Pearson improved his career Series record to 3-0 with a smooth five-hitter while Gordon delivered a solo home run and a two-run single during a 5-2 victory that put the Yankees in complete command.
Clay Bryant had held the Yankees hitless for 4.2 innings and was leading 1-0 when he tried to slip a two-strike changeup past Gordon, only to see the ball sail into the lower left-field seats. In the sixth Gordon roped a bases-loaded single that sent DiMaggio and Lou Gehrig scurrying home for a 4-1 lead which Pearson had little trouble protecting.
It was now hopeless for the Cubs, and with Ruffing going the distance the next day, it soon was over. Ruffing’s RBI single and Crosetti’s two-run triple made it 3-0 in the second, and Henrich’s home run in the sixth made it 4-1 before Chicago stirred in the eighth when Ken O’Dea hit a two-run homer.

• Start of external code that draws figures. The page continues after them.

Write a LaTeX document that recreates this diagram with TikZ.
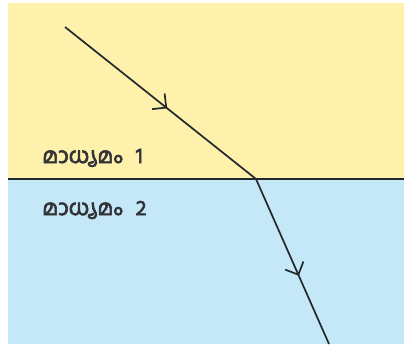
\documentclass[tikz,border=0pt]{standalone}
\usepackage{fontspec}
\newfontfamily\mlfont[Script=Malayalam,FakeBold=3]{Hind Kochi}
\usetikzlibrary{decorations.markings}
\definecolor{medyellow}{RGB}{253,241,172}
\definecolor{medblue}{RGB}{197,232,249}
\definecolor{raycol}{RGB}{35,40,45}
\definecolor{labcol}{RGB}{50,50,55}
\tikzset{
  ray/.style={draw=raycol, line width=1.7pt, line join=miter},
  midarrow/.style={postaction={decorate}, decoration={markings,
    mark=at position #1 with {\draw[raycol, line width=1.7pt, line join=miter] (-10pt,10pt) -- (0,0) -- (-10pt,-10pt);}}},
  medlabel/.style={anchor=west, text=labcol, font=\mlfont\fontsize{21.5}{25}\selectfont, inner sep=0pt}
}
\begin{document}
\begin{tikzpicture}[x=1pt,y=-1pt]
\useasboundingbox (0,0) rectangle (404,358);
\fill[white] (0,0) rectangle (404,358);
\fill[medyellow] (8,3) rectangle (404,179);
\fill[medblue] (8,179) rectangle (404,344);
\coordinate (bl) at (8,179);
\coordinate (br) at (404,179);
\draw[raycol, line width=1.4pt] (bl) -- (br);
\coordinate (start) at (65,27);
\coordinate (hit) at (256,179);
\coordinate (stop) at (329,344);
\draw[ray, midarrow=0.53] (start) -- (hit);
\draw[ray, midarrow=0.58] (hit) -- (stop);
\node[medlabel] (m1) at (42,158) {മാധ്യമം\kern13pt 1};
\node[medlabel] (m2) at (42,210) {മാധ്യമം\kern13pt 2};
\end{tikzpicture}
\end{document}
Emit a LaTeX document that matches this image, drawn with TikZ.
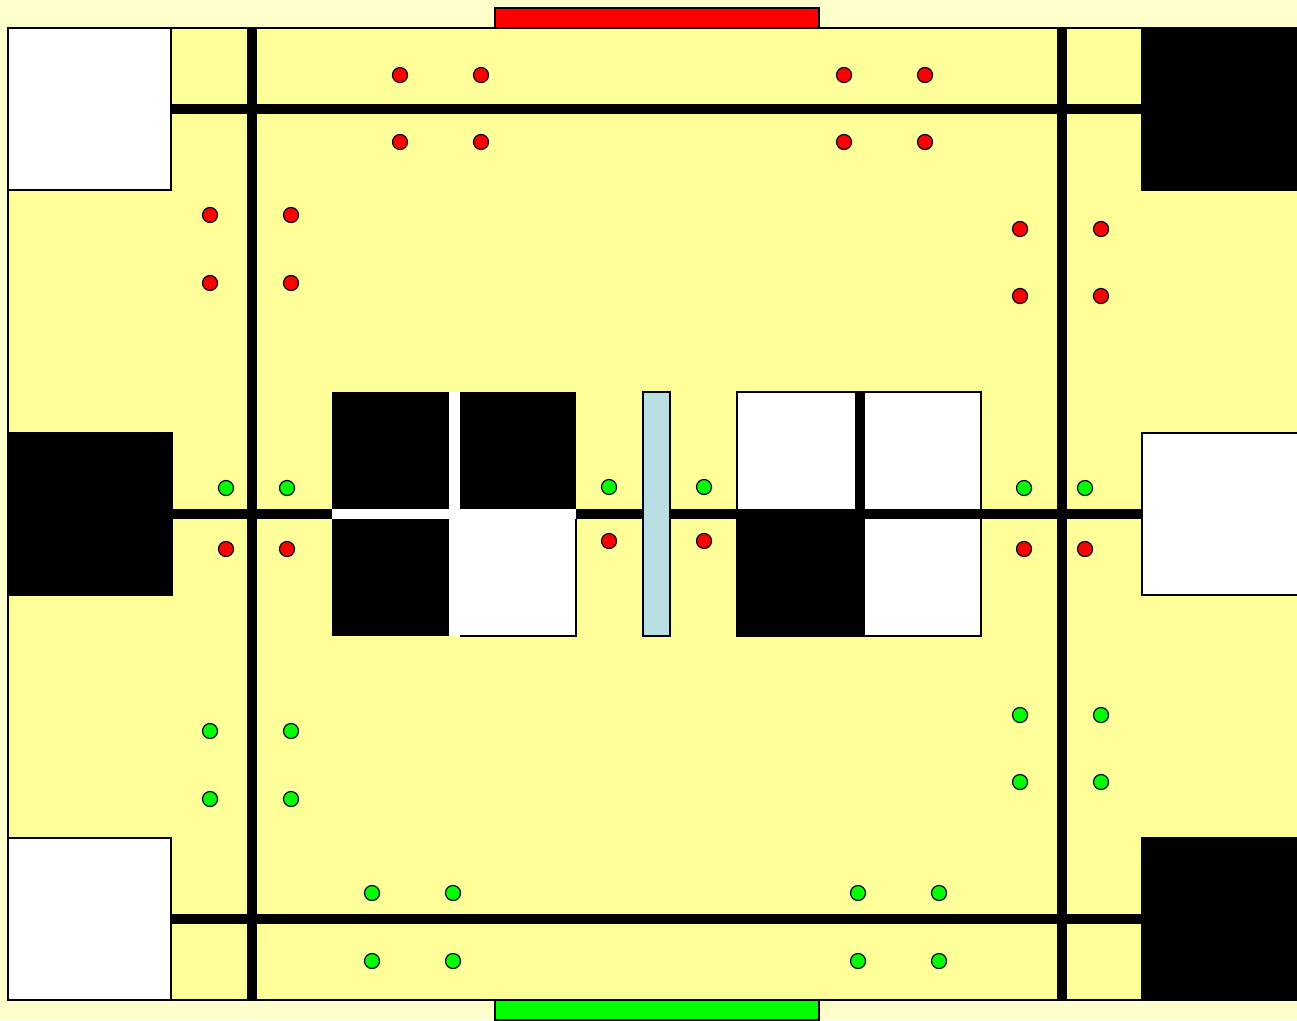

Just as the Cubs were feeling their oats and entertaining thoughts of living to see another day, the Yankees went for the jugular in the bottom half, scoring four runs while two were out, the key hit a two-run bloop double by Crosetti.
In the clubhouse, there was madness all around him, but the stoic one, Lou Gehrig, sat in front of his locker dragging on a cigarette, sipping a beer, smiling, taking it all in. This was the sixth time he’d won a World Series, and while it was still exciting, it was old hat, too.
Gehrig was tired, and he looked it throughout 1938. Though for the 13th straight season he scored 100 runs and drove in 100, the Iron Horse had not been the same player. His 114 RBI were his fewest since 1926, his .295 batting average his lowest since 1925, and he’d been lethargic in the field and on the base paths. In the Series, he managed four singles in 14 at-bats and this was the first time in his postseason career that he’d failed to drive in a run.
“I think I’ll do fine,” Gehrig said, referring to the 1939 season. “This was just a bad year for me.”
With that he stood up and joined his teammates in singing “The Sidewalks of New York” not knowing the sadness that would await him in 1939.